(Source data)

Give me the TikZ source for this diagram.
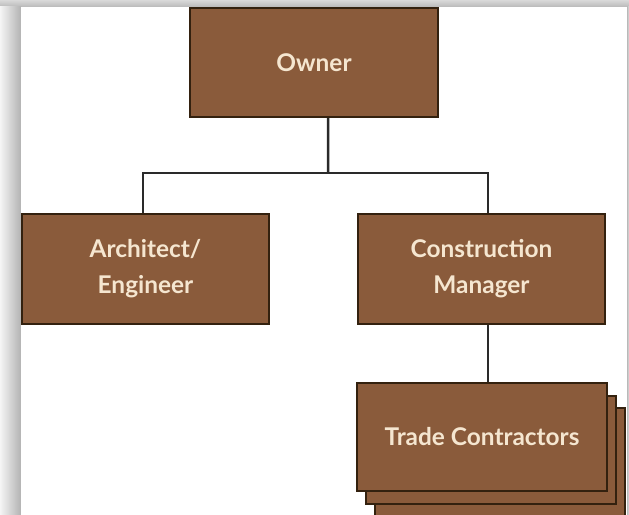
* * *
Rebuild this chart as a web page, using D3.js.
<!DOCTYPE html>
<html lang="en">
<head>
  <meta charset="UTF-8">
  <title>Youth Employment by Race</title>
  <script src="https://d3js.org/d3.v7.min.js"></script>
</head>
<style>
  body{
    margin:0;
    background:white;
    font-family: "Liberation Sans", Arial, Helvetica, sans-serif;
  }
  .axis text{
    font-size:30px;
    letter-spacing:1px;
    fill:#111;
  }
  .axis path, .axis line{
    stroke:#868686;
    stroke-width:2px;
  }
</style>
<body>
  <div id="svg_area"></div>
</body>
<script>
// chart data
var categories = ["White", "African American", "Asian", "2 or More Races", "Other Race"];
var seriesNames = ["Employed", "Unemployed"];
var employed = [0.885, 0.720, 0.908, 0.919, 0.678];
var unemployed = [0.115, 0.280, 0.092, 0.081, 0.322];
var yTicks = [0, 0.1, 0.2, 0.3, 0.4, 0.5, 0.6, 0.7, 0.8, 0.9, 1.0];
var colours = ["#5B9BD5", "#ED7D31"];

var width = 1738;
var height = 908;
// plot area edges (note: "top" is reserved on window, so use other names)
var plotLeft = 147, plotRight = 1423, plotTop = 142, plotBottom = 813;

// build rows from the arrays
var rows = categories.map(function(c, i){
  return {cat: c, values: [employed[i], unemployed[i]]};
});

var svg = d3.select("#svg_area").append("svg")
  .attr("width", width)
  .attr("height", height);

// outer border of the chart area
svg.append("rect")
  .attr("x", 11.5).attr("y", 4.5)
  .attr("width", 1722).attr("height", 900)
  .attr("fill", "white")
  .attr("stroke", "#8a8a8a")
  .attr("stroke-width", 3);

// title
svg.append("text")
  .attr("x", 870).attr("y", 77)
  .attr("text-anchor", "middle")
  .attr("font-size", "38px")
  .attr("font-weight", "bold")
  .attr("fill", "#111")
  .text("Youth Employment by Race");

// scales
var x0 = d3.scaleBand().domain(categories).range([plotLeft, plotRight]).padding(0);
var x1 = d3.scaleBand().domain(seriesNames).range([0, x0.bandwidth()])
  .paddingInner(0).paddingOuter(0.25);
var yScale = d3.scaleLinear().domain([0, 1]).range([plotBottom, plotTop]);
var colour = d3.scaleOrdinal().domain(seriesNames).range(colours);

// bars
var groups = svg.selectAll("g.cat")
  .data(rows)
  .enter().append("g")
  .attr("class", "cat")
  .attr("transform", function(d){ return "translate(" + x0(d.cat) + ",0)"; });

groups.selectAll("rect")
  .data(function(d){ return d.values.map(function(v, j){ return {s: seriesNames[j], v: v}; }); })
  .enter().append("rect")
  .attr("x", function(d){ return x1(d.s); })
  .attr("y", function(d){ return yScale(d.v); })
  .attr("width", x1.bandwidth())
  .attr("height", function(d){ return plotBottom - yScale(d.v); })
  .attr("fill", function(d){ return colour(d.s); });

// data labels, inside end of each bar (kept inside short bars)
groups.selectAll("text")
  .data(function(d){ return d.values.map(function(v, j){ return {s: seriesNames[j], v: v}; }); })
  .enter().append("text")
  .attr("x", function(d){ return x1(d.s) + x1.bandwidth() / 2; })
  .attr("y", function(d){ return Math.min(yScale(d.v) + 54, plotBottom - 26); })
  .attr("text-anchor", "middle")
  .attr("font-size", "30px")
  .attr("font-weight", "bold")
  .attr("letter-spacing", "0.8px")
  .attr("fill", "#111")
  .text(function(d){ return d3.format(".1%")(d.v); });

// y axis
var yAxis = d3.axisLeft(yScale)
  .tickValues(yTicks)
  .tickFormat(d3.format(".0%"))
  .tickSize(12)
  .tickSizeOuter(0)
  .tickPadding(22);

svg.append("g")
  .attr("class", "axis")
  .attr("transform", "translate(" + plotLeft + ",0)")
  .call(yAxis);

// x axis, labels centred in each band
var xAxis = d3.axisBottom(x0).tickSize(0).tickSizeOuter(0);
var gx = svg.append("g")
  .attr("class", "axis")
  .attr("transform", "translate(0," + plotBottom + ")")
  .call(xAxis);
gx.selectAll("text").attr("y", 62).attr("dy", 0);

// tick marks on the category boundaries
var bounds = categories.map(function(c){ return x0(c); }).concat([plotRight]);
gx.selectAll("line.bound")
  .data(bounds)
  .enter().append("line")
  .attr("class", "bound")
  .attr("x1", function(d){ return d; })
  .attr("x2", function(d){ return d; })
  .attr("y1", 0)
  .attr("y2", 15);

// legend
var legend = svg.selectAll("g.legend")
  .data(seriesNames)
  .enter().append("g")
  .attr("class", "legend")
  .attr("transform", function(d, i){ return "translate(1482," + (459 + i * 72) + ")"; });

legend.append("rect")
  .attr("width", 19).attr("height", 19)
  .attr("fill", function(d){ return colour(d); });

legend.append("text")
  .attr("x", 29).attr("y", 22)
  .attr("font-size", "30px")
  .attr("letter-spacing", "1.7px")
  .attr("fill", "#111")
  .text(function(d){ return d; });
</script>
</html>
--
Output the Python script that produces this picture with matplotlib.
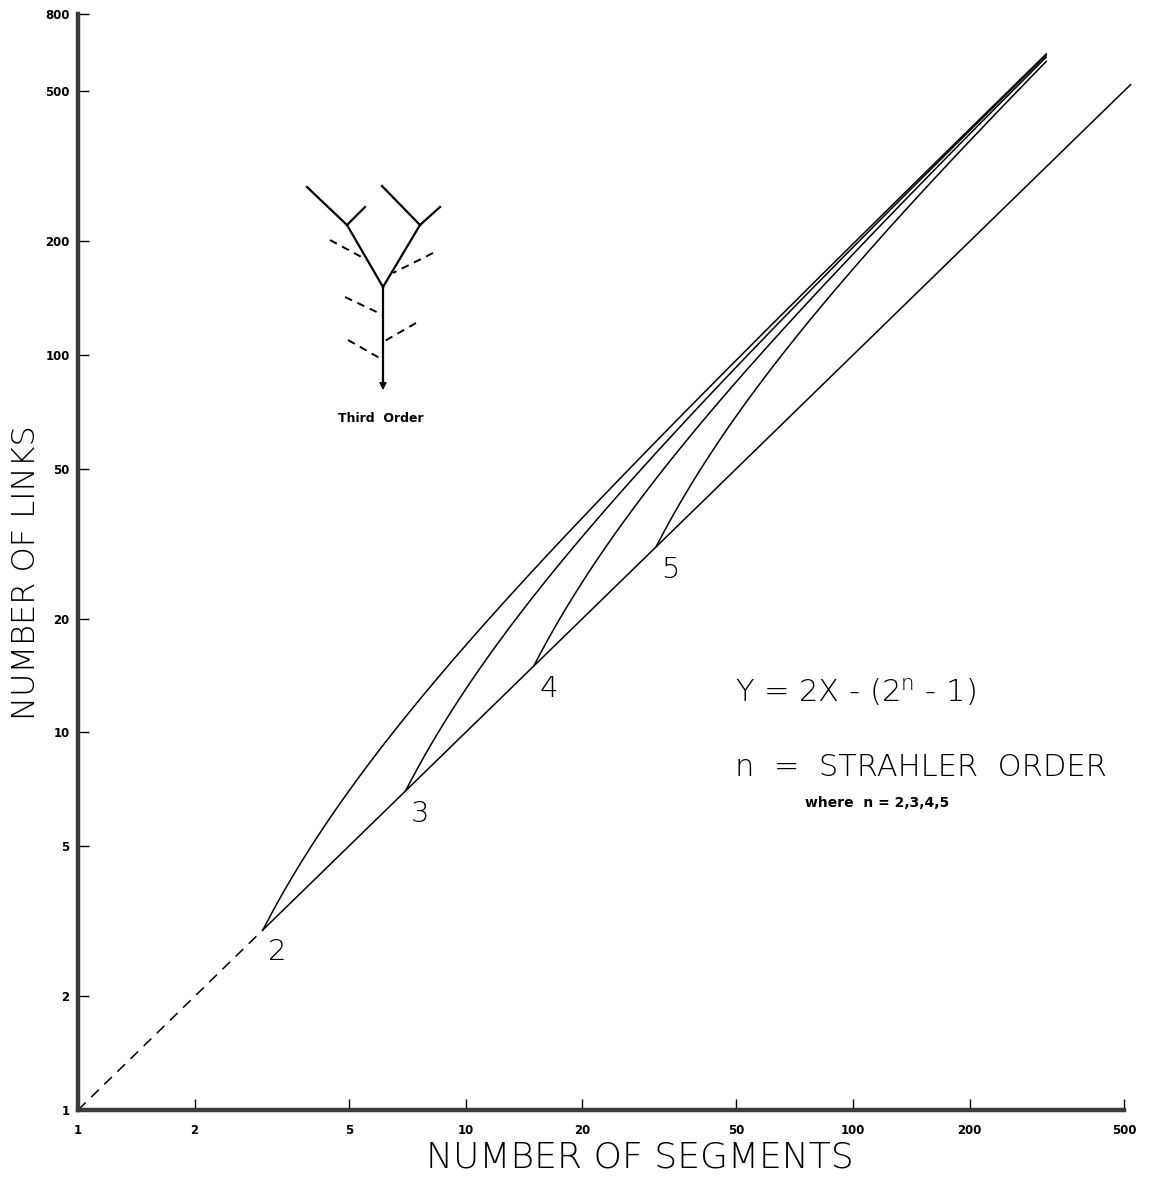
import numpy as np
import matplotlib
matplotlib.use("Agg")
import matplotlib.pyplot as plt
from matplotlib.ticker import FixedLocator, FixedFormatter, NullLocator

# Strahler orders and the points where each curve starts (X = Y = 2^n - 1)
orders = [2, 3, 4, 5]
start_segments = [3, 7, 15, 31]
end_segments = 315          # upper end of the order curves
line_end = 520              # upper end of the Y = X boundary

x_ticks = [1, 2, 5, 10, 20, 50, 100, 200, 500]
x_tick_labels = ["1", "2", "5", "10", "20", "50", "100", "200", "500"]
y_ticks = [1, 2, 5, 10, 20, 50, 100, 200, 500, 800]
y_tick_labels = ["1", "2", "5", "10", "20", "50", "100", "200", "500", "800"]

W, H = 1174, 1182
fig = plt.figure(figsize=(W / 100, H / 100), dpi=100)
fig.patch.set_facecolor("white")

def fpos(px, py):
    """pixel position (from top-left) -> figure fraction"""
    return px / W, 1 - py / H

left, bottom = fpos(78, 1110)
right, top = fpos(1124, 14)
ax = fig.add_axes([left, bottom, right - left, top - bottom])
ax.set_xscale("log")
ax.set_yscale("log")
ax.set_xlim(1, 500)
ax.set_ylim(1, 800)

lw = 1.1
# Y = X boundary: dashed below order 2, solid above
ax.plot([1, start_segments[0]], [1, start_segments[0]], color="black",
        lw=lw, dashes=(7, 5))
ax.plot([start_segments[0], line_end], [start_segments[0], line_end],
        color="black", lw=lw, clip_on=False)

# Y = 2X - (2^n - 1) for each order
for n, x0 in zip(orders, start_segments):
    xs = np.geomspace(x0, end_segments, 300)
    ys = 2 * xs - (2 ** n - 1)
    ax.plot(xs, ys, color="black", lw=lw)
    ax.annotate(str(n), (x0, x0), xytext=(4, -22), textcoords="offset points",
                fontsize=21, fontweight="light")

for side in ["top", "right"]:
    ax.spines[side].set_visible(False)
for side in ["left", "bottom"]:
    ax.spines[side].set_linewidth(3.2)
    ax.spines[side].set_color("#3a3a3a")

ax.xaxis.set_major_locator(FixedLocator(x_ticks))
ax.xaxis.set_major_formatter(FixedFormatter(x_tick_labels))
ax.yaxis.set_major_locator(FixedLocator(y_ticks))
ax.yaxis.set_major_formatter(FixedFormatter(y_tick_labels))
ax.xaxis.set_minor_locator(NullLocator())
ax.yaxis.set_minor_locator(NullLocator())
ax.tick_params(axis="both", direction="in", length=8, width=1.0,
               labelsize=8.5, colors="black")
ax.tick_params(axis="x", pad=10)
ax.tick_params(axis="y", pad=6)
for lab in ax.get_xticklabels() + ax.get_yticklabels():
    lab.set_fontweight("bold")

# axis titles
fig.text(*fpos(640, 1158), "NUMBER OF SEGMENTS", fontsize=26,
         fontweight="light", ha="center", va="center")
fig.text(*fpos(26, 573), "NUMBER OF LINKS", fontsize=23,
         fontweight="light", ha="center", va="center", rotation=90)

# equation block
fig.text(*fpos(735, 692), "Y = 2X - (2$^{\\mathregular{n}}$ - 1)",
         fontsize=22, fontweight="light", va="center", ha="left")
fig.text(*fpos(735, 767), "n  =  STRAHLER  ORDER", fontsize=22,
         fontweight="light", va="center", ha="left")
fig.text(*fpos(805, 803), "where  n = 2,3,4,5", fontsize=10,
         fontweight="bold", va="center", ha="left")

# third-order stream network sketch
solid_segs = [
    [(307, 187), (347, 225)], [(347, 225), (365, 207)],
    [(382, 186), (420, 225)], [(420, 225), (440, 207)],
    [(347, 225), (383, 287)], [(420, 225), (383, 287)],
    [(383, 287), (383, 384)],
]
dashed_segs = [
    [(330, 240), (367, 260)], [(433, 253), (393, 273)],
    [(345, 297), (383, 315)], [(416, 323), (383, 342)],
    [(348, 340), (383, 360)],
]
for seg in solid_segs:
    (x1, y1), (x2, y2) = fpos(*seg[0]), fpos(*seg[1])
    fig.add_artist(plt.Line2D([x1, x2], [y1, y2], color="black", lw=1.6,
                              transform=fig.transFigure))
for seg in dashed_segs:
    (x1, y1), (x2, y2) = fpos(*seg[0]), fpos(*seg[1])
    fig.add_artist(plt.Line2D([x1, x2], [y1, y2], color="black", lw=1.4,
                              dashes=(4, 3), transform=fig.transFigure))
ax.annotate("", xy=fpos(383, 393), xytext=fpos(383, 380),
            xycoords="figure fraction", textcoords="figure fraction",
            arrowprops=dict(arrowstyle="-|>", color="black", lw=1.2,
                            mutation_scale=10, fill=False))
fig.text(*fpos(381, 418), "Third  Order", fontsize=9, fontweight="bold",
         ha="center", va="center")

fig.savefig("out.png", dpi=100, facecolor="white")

(Requirement) Keep only the lines that hold the string "chart", and copy them out.

(Solution)
Rebuild this chart as a web page, using D3.js.
// chart data
// outer border of the chart area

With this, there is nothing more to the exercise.